▶ **EXERCISE AIM**: Your task is to repeat the lines below exactly, excluding any pictures they contain.

________________

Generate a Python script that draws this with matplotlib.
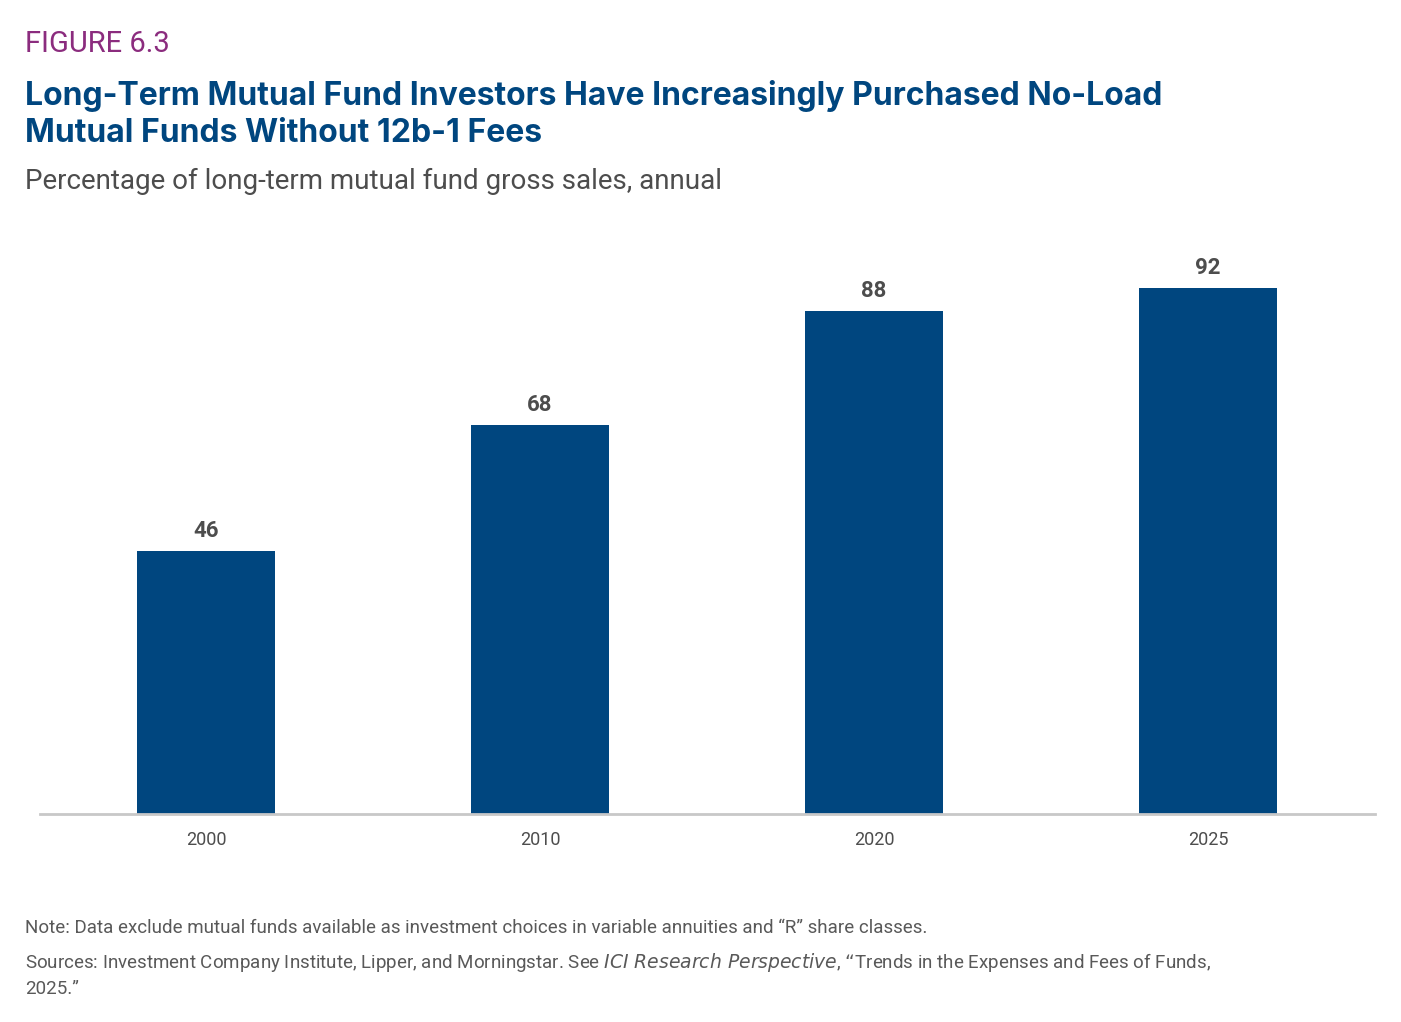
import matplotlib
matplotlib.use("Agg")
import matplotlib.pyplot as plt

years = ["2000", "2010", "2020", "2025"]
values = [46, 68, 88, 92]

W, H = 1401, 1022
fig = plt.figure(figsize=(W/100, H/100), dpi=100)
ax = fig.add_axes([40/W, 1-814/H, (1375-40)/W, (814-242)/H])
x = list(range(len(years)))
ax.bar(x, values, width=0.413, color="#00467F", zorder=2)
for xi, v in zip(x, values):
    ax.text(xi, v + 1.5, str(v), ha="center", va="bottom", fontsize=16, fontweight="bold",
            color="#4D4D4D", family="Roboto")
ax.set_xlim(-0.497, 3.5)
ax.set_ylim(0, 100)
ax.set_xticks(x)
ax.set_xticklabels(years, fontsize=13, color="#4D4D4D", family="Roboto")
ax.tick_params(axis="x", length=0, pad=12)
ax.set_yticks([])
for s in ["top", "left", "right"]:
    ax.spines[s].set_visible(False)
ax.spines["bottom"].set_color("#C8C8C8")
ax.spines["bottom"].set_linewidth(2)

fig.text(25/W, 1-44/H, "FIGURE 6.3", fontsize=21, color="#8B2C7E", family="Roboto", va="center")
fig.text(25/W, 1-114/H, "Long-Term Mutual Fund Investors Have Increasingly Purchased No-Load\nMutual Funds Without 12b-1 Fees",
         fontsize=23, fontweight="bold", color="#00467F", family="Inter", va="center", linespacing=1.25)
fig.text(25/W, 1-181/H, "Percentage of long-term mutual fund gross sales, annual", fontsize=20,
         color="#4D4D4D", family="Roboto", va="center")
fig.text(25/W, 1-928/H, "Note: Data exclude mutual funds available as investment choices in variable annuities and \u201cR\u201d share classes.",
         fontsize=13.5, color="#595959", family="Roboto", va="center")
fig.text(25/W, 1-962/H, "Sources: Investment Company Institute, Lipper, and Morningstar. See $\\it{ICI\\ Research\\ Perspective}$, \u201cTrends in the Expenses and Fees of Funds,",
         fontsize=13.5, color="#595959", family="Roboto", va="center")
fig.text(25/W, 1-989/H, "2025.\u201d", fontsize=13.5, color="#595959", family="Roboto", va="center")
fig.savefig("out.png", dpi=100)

________________

▶ **TASK ANSWER**:
Generate a Python script that draws this with matplotlib.
import matplotlib
matplotlib.use("Agg")
import matplotlib.pyplot as plt

years = ["2000", "2010", "2020", "2025"]
values = [46, 68, 88, 92]

W, H = 1401, 1022
fig = plt.figure(figsize=(W/100, H/100), dpi=100)
ax = fig.add_axes([40/W, 1-814/H, (1375-40)/W, (814-242)/H])
x = list(range(len(years)))
ax.bar(x, values, width=0.413, color="#00467F", zorder=2)
for xi, v in zip(x, values):
    ax.text(xi, v + 1.5, str(v), ha="center", va="bottom", fontsize=16, fontweight="bold",
            color="#4D4D4D", family="Roboto")
ax.set_xlim(-0.497, 3.5)
ax.set_ylim(0, 100)
ax.set_xticks(x)
ax.set_xticklabels(years, fontsize=13, color="#4D4D4D", family="Roboto")
ax.tick_params(axis="x", length=0, pad=12)
ax.set_yticks([])
for s in ["top", "left", "right"]:
    ax.spines[s].set_visible(False)
ax.spines["bottom"].set_color("#C8C8C8")
ax.spines["bottom"].set_linewidth(2)

fig.text(25/W, 1-44/H, "FIGURE 6.3", fontsize=21, color="#8B2C7E", family="Roboto", va="center")
fig.text(25/W, 1-114/H, "Long-Term Mutual Fund Investors Have Increasingly Purchased No-Load\nMutual Funds Without 12b-1 Fees",
         fontsize=23, fontweight="bold", color="#00467F", family="Inter", va="center", linespacing=1.25)
fig.text(25/W, 1-181/H, "Percentage of long-term mutual fund gross sales, annual", fontsize=20,
         color="#4D4D4D", family="Roboto", va="center")
fig.text(25/W, 1-928/H, "Note: Data exclude mutual funds available as investment choices in variable annuities and \u201cR\u201d share classes.",
         fontsize=13.5, color="#595959", family="Roboto", va="center")
fig.text(25/W, 1-962/H, "Sources: Investment Company Institute, Lipper, and Morningstar. See $\\it{ICI\\ Research\\ Perspective}$, \u201cTrends in the Expenses and Fees of Funds,",
         fontsize=13.5, color="#595959", family="Roboto", va="center")
fig.text(25/W, 1-989/H, "2025.\u201d", fontsize=13.5, color="#595959", family="Roboto", va="center")
fig.savefig("out.png", dpi=100)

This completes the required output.